Mérida, Venezuela, the place they live, and can always come back to, has been a primary influence on Eduardo Portillo’s and Maria Davila’s way of thinking, life and work. Its geography and people have given them a strong sense of place. Mérida is deep in the Andes Mountains, and the artists have been exploring this countryside for years. Centuries-old switchback trails or “chains” that historically helped to divide farms and provide a mountain path for farm animals have recently provided inspiration and the theme for a body of work, entitled Within the Mountains. Nebula, the first work from this group of textiles, is owned by the Cooper Hewitt Museum.
Birgit Birkkjaer’s Ode for the Ocean is composed of many small woven boxes with items from the sea — stones, shells, fossils and so on — on their lids. ” It started as a diary-project when we moved to the sea some years ago,” she explains. “We moved from an area with woods, and as I have always used materials from the place where I live and where I travel, it was obvious I needed now to draw sea-related elements into my art work.”
“I am born and raised in the Northeast,” says Polly Barton, “trained to weave in Japan, and have lived most of my life in the American Southwest. These disparate places find connection in the woven fabric that is my art, the internal reflections of landscape.” In works like Continuum i, ii, iii, Barton uses woven ikat as her “paintbrush,” to study native Southwestern sandstone. Nature’s shifting elements etched into the stone’s layered fascia reveal the bands of time. “Likewise, in threads dyed and woven, my essence is set in stone.”

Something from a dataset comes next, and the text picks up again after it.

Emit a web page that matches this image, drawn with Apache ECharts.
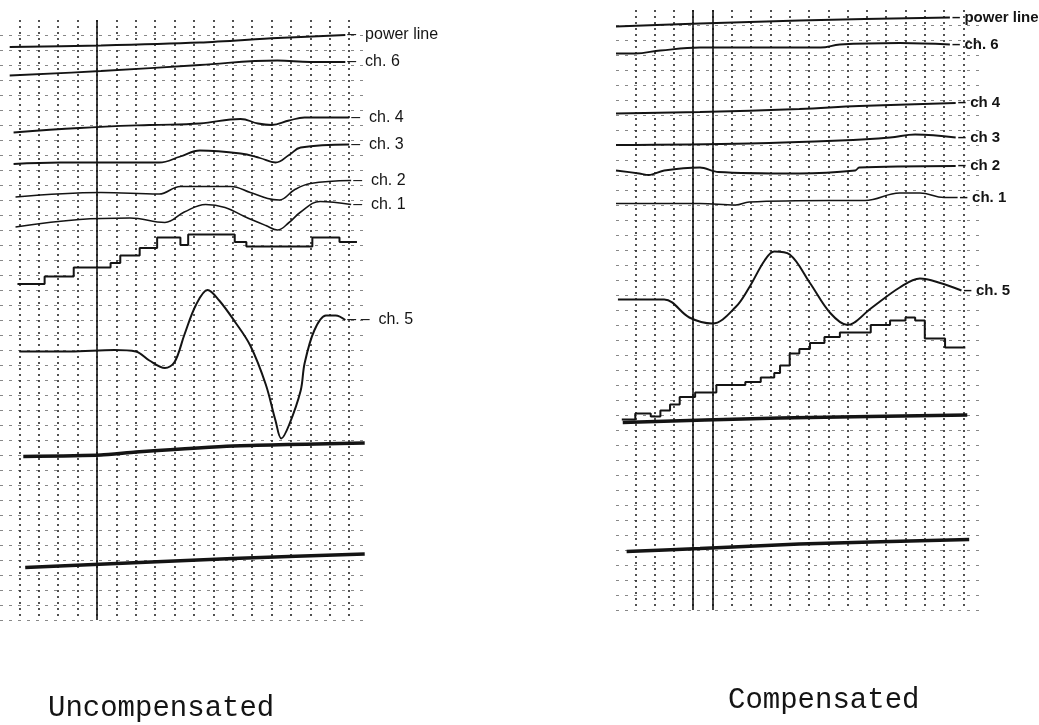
<!DOCTYPE html>
<html>
<head>
<meta charset="utf-8">
<title>Uncompensated / Compensated</title>
<script src="https://cdn.jsdelivr.net/npm/echarts@6/dist/echarts.min.js"></script>
<style>
  html, body { margin: 0; background: #fff; }
  #chart { width: 1039px; height: 725px; }
</style>
</head>
<body>
<div id="chart"></div>
<script>
// x: chart divisions (time), y: chart divisions (amplitude)
// ---- uncompensated record ----
var leftPower = [[0.5, 38.2], [5.2, 38.3], [10.3, 38.5], [14.3, 38.8], [17.8, 39.0]];
var leftCh6 = [[0.5, 36.3], [5.2, 36.6], [10.3, 37.0], [14.3, 37.3], [16.0, 37.2], [17.8, 37.2]];
var leftCh4 = [[0.7, 32.5], [4.1, 32.8], [7.7, 33.0], [10.3, 33.1], [12.4, 33.4], [13.3, 33.1],
  [14.0, 33.0], [14.9, 33.3], [15.7, 33.5], [18.0, 33.5]];
var leftCh3 = [[0.7, 30.4], [3.1, 30.5], [5.2, 30.5], [8.2, 30.5], [9.3, 30.9], [10.3, 31.3],
  [12.4, 31.1], [13.4, 30.8], [14.2, 30.5], [14.9, 31.0], [15.5, 31.5], [18.0, 31.7]];
var leftCh2 = [[0.8, 28.2], [5.2, 28.5], [8.2, 28.4], [9.3, 28.9], [11.9, 28.9], [12.9, 28.5],
  [13.8, 28.1], [14.4, 28.0], [15.2, 28.7], [16.0, 29.1], [18.1, 29.3]];
var leftCh1 = [[0.8, 26.2], [4.1, 26.7], [6.7, 26.8], [8.5, 26.5], [9.5, 27.2], [10.6, 27.7],
  [11.6, 27.5], [12.6, 26.9], [13.7, 26.3], [14.3, 26.0], [14.9, 26.5], [15.5, 27.2],
  [16.5, 27.9], [18.1, 27.7]];
var leftStep = [[0.9, 22.4], [2.3, 22.9], [3.8, 23.5], [5.7, 23.8], [6.2, 24.3], [7.2, 24.8],
  [8.1, 25.5], [9.3, 25.0], [9.7, 25.7], [12.1, 25.2], [12.7, 24.9], [16.1, 25.5],
  [17.5, 25.2], [18.4, 25.2]];
var leftCh5 = [[1.0, 17.9], [3.6, 17.9], [5.9, 18.0], [7.0, 17.9], [7.7, 17.3], [8.5, 16.8],
  [9.0, 17.2], [9.5, 19.0], [10.1, 21.0], [10.7, 22.0], [11.3, 21.3], [12.1, 19.9],
  [12.9, 18.3], [13.7, 15.7], [14.2, 13.3], [14.5, 12.1], [14.9, 13.0], [15.5, 15.3],
  [15.7, 17.1], [16.2, 19.3], [16.8, 20.3], [17.3, 20.3], [17.8, 20.0]];
var leftBase1 = [[1.2, 10.9], [5.2, 11.0], [7.0, 11.2], [12.0, 11.6], [18.8, 11.8]];
var leftBase2 = [[1.3, 3.5], [12.0, 4.1], [18.8, 4.4]];

// ---- compensated record ----
var rightPower = [[0.0, 38.9], [4.35, 39.1], [9.5, 39.3], [17.3, 39.5]];
var rightCh6 = [[0.0, 37.1], [1.0, 37.1], [2.3, 37.3], [4.35, 37.5], [6.4, 37.5], [8.5, 37.5],
  [10.6, 37.5], [11.6, 37.7], [14.7, 37.8], [17.3, 37.7]];
var rightCh4 = [[0.0, 33.1], [4.35, 33.2], [9.5, 33.4], [12.6, 33.6], [17.6, 33.8]];
var rightCh3 = [[0.0, 31.0], [6.9, 31.1], [11.6, 31.3], [14.2, 31.5], [15.5, 31.7], [17.6, 31.5]];
var rightCh2 = [[0.0, 29.3], [1.2, 29.1], [1.7, 29.0], [2.5, 29.3], [4.35, 29.5], [5.3, 29.2],
  [9.5, 29.1], [12.4, 29.3], [12.6, 29.5], [17.6, 29.6]];
var rightCh1 = [[0.0, 27.1], [4.35, 27.1], [6.2, 27.0], [6.9, 27.2], [11.1, 27.3], [12.9, 27.3],
  [14.7, 27.8], [15.75, 27.8], [17.0, 27.5], [17.7, 27.5]];
var rightCh5 = [[0.1, 20.7], [2.5, 20.7], [3.8, 19.5], [5.0, 19.1], [6.2, 20.2], [6.9, 21.5],
  [7.7, 23.3], [8.2, 23.9], [9.0, 23.7], [10.05, 21.8], [11.1, 19.8], [12.0, 19.0],
  [13.2, 20.1], [14.7, 21.5], [15.75, 22.1], [16.8, 21.8], [17.9, 21.3]];
var rightStep = [[0.3, 12.7], [1.0, 13.1], [1.8, 12.9], [2.3, 13.3], [2.8, 13.7], [3.3, 14.2],
  [4.1, 14.5], [5.2, 15.0], [6.7, 15.2], [7.5, 15.5], [8.2, 15.8], [8.5, 16.3], [9.0, 17.1],
  [9.5, 17.4], [10.05, 17.8], [10.8, 18.2], [11.6, 18.5], [13.2, 19.0], [14.2, 19.3],
  [15.0, 19.5], [15.5, 19.3], [16.0, 18.1], [17.05, 17.5], [18.1, 17.5]];
var rightBase1 = [[0.35, 12.5], [8.5, 12.8], [18.2, 13.0]];
var rightBase2 = [[0.55, 3.9], [4.35, 4.1], [9.5, 4.4], [18.3, 4.7]];

var leftLabels = ['power line', 'ch. 6', 'ch. 4', 'ch. 3', 'ch. 2', 'ch. 1', 'ch. 5'];
var rightLabels = ['power line', 'ch. 6', 'ch 4', 'ch 3', 'ch 2', 'ch. 1', 'ch. 5'];
var solidLeft = [5];
var solidRight = [4, 5];

var ink = '#141414';

function trace(data, idx, width, label, smooth, bold, lead) {
  var s = {
    type: 'line',
    xAxisIndex: idx,
    yAxisIndex: idx,
    data: data,
    symbol: 'none',
    smooth: smooth,
    clip: false,
    silent: true,
    lineStyle: { color: ink, width: width }
  };
  if (label) {
    s.endLabel = {
      show: true,
      formatter: (lead || '\u2013  ') + label,
      color: ink,
      distance: 2,
      fontSize: bold ? 15 : 16,
      fontWeight: bold ? 'bold' : 'normal',
      fontFamily: 'Liberation Sans'
    };
  }
  return s;
}

function steps(data, idx) {
  return {
    type: 'line', xAxisIndex: idx, yAxisIndex: idx, data: data, step: 'end',
    symbol: 'none', clip: false, silent: true,
    lineStyle: { color: ink, width: 2 }
  };
}

function solid(xs) {
  return {
    silent: true,
    symbol: ['none', 'none'],
    label: { show: false },
    lineStyle: { type: 'solid', color: ink, width: 1.6 },
    data: xs.map(function (v) { return { xAxis: v }; })
  };
}

function xAx(idx) {
  return {
    type: 'value', gridIndex: idx, min: 0, max: 19, interval: 1,
    axisLine: { show: false }, axisTick: { show: false }, axisLabel: { show: false },
    splitLine: {
      show: true, showMinLine: false, showMaxLine: false,
      lineStyle: { color: '#262626', width: 1.6, type: [2, 4] }
    }
  };
}

function yAx(idx) {
  return {
    type: 'value', gridIndex: idx, min: 0, max: 40, interval: 1,
    axisLine: { show: false }, axisTick: { show: false }, axisLabel: { show: false },
    splitLine: {
      show: true, showMaxLine: false,
      lineStyle: { color: '#888', width: 1, type: [3, 6] }
    }
  };
}

var rLead = '\u2013 ';
var series = [
  trace(leftPower, 0, 2, leftLabels[0], 0.3, false),
  trace(leftCh6, 0, 1.8, leftLabels[1], 0.4, false),
  trace(leftCh4, 0, 1.8, leftLabels[2], 0.4, false),
  trace(leftCh3, 0, 1.8, leftLabels[3], 0.4, false),
  trace(leftCh2, 0, 1.6, leftLabels[4], 0.4, false),
  trace(leftCh1, 0, 1.6, leftLabels[5], 0.4, false),
  steps(leftStep, 0),
  trace(leftCh5, 0, 2, leftLabels[6], 0.35, false, '\u2013 \u2013  '),
  trace(leftBase1, 0, 3.5, null, 0.2),
  trace(leftBase2, 0, 3.5, null, 0.2),

  trace(rightPower, 1, 2, rightLabels[0], 0.3, true, rLead),
  trace(rightCh6, 1, 1.8, rightLabels[1], 0.4, true, rLead),
  trace(rightCh4, 1, 2, rightLabels[2], 0.4, true, rLead),
  trace(rightCh3, 1, 1.8, rightLabels[3], 0.4, true, rLead),
  trace(rightCh2, 1, 1.8, rightLabels[4], 0.3, true, rLead),
  trace(rightCh1, 1, 1.6, rightLabels[5], 0.4, true, rLead),
  trace(rightCh5, 1, 2, rightLabels[6], 0.35, true, rLead),
  steps(rightStep, 1),
  trace(rightBase1, 1, 3.5, null, 0.2),
  trace(rightBase2, 1, 3.5, null, 0.2)
];
series[9].markLine = solid(solidLeft);
series[19].markLine = solid(solidRight);

var chart = echarts.init(document.getElementById('chart'), null, { renderer: 'canvas' });
chart.setOption({
  backgroundColor: '#fff',
  animation: false,
  title: [
    {
      text: 'Uncompensated', left: 43, top: 689,
      textStyle: { fontFamily: 'Liberation Mono', fontSize: 29, fontWeight: 'normal', color: ink }
    },
    {
      text: 'Compensated', left: 723, top: 681,
      textStyle: { fontFamily: 'Liberation Mono', fontSize: 29, fontWeight: 'normal', color: ink }
    }
  ],
  grid: [
    { left: 0, top: 20, width: 368.6, height: 600 },
    { left: 616, top: 10, width: 366.7, height: 600 }
  ],
  xAxis: [xAx(0), xAx(1)],
  yAxis: [yAx(0), yAx(1)],
  series: series
});
</script>
</body>
</html>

For Paul Furneaux, geographic influences are varied, including time spent in Mexico, at Norwegian fjords and then, Japan, where he studied Japanese woodblock, Mokuhanga “After a workshop in Tokyo,” he writes, “I found myself in a beautful hidden-away park that I had found when I first studied there, soft cherry blossom interspersed with brutal modern architecture. When I returned to Scotland, I had forms made for me in tulip wood that I sealed and painted white. I spaced them on the wall, trying to recapture the moment. The forms say something about the architecture of those buildings but also imbue the soft sensual beauty of the trees, the park, the blossom, the soft evening light touching the sides of the harsh glass and concrete blocks.”